_Aim_
Beneath this line sits some data. Return only its lines from the one holding "Generate a Python" through the one holding "import matplotlib.pyplot as plt", inclusive, exactly, with the images removed.
START Data for this task
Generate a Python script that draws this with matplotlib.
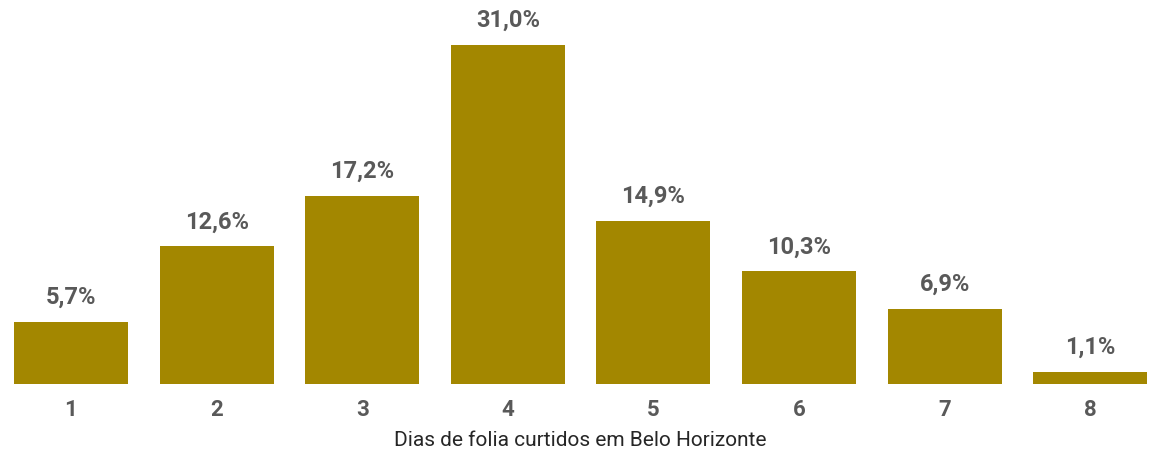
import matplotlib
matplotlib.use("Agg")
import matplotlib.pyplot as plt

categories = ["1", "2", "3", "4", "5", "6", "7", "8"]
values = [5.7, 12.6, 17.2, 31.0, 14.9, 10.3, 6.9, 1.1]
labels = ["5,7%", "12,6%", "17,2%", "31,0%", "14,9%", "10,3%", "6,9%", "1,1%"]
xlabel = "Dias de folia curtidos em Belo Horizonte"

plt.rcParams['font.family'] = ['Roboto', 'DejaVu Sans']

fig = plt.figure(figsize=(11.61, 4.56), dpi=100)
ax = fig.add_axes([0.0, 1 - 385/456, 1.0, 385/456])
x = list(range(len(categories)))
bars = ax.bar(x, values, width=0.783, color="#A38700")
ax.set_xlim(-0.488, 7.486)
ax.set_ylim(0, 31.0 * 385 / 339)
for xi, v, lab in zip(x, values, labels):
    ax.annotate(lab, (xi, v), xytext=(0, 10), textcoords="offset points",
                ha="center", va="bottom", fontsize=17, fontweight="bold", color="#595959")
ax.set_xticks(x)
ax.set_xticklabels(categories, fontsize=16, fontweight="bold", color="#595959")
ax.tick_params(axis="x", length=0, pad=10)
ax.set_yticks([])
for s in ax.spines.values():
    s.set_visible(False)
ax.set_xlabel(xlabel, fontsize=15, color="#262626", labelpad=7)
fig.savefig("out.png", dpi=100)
END Data for this task
START Data for this task
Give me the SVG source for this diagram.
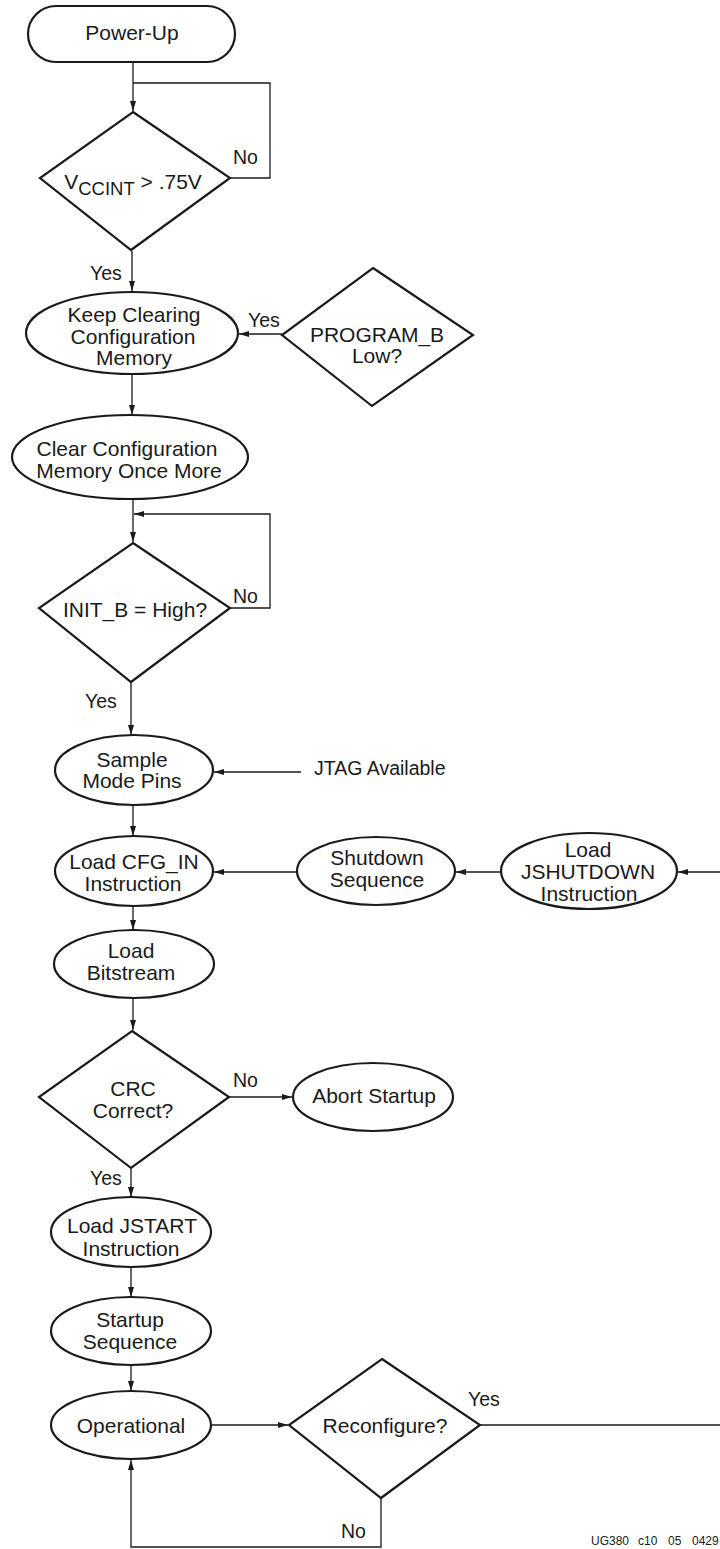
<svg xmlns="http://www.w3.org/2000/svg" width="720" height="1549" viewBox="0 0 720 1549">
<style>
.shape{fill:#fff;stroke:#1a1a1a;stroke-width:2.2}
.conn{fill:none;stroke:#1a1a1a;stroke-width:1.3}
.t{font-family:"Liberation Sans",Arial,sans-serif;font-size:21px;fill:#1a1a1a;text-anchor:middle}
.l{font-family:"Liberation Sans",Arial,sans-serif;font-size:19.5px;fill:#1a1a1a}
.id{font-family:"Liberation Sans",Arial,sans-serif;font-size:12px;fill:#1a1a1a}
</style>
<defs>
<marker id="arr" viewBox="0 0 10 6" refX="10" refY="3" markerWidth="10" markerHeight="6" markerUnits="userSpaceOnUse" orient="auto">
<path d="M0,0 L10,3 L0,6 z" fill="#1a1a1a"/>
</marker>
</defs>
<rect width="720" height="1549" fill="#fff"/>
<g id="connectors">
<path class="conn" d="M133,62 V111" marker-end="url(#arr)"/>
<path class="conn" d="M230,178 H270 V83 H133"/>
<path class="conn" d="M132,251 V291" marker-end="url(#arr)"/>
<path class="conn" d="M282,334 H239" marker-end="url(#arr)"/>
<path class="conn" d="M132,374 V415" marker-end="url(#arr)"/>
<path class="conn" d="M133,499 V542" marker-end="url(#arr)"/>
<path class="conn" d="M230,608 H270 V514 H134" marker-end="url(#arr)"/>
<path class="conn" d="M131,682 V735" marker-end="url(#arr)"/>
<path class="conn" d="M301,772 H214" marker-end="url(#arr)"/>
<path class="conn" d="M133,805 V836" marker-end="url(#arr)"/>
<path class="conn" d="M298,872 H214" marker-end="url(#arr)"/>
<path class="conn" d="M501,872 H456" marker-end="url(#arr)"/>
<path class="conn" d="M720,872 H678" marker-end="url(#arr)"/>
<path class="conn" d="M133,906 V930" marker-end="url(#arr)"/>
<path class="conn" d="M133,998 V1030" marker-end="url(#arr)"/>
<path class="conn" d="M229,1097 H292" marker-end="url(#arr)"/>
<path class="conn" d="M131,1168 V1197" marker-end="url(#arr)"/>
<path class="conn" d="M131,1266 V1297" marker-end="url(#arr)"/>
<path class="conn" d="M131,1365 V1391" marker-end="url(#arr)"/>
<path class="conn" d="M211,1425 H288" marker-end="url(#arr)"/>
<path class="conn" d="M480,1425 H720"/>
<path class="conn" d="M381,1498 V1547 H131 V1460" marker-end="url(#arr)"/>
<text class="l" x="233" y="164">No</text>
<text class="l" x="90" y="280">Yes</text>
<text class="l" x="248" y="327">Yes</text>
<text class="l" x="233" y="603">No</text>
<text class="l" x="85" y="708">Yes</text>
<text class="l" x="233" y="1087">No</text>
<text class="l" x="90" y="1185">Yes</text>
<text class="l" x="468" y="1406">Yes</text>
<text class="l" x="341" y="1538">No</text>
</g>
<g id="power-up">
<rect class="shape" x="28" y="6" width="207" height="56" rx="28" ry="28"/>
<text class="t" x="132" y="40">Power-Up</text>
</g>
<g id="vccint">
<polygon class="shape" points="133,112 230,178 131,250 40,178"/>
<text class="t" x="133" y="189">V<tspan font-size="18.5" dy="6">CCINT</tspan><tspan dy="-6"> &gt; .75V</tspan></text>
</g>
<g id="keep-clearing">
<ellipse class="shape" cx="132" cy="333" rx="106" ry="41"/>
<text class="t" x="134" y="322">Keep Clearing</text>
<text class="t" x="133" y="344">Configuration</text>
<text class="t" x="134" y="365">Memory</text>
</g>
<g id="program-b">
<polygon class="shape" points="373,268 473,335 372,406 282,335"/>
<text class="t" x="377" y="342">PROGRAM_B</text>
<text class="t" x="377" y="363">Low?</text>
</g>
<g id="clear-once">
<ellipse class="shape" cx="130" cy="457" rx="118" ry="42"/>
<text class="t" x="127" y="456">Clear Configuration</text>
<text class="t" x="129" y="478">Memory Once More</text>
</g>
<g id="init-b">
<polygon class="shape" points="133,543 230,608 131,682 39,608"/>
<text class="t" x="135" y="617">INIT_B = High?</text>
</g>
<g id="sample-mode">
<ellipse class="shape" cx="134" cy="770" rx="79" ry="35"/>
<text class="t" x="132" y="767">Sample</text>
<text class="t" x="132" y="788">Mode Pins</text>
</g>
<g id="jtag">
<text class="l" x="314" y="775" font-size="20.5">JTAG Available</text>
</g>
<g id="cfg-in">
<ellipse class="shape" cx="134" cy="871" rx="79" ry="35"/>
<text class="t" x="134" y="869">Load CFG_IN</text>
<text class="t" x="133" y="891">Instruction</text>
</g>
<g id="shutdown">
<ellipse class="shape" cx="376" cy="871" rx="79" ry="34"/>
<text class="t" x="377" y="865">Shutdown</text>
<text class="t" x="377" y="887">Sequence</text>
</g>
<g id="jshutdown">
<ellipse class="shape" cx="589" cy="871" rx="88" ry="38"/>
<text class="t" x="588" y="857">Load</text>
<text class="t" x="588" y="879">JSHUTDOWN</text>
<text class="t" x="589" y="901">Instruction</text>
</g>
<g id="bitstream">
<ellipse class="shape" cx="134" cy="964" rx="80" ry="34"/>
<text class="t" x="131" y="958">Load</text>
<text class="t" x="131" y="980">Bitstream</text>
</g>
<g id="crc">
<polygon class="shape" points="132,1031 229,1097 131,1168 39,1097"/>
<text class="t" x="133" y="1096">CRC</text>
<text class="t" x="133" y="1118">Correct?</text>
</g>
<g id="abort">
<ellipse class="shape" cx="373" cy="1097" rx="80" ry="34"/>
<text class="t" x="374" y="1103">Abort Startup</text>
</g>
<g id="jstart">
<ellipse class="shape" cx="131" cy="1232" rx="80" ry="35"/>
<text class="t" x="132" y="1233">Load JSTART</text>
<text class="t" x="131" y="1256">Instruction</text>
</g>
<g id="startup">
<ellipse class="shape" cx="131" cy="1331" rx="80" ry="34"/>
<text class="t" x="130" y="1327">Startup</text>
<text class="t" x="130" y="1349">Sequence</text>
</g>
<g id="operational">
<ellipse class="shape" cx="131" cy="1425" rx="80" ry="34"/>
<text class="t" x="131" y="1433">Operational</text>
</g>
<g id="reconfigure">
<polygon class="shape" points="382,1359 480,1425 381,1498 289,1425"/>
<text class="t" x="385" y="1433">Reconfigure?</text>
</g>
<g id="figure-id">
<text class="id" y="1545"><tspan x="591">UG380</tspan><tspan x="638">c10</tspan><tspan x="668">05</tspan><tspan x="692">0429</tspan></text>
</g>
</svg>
END Data for this task
_Complete response_
Generate a Python script that draws this with matplotlib.
import matplotlib
matplotlib.use("Agg")
import matplotlib.pyplot as plt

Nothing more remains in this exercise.